Within months, Deandre was referring to Jones as his “American dad,” and his Bahamian mom was worried that he was forgetting about his real family. She says she had difficulty reaching her son by phone, and when they did connect, their conversations were curt. Andrea had seen Deandre play on the summer circuit, but she was disappointed when she wasn’t invited to a single game during Balboa’s first season. Suddenly, the shy kid who would, even as a teen, sleep in bed with his mom and play with his younger siblings, now didn’t want to spend much time with his family at all.

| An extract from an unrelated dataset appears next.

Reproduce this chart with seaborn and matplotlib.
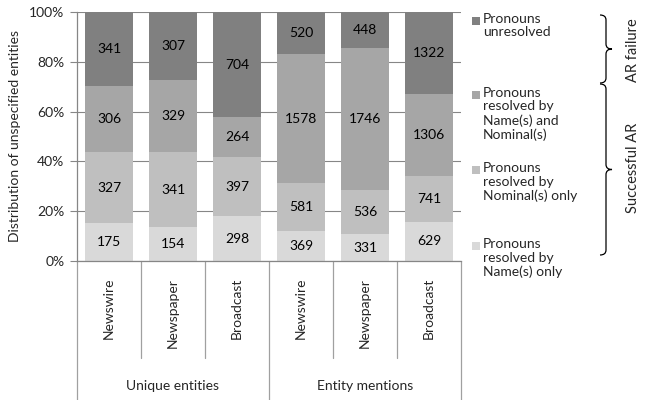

A month after Deandre’s visit, Andrea had seen enough. “Things were upside down,” Andrea says. So she flew to San Diego for an intervention. She summoned Deandre to her hotel room and told him they were going to leave together. She got his passport and paperwork, and they decided to flee. “I had to take my child,” Andrea says. “That was never the plan.”
“My head was—I wasn’t screwed up, but I feel like I was shifted away from my family a lot with this basketball stuff,” Deandre says now. “You have people coming around you saying they are family or whatever. They try to keep you away from your real family. That kind of got me.”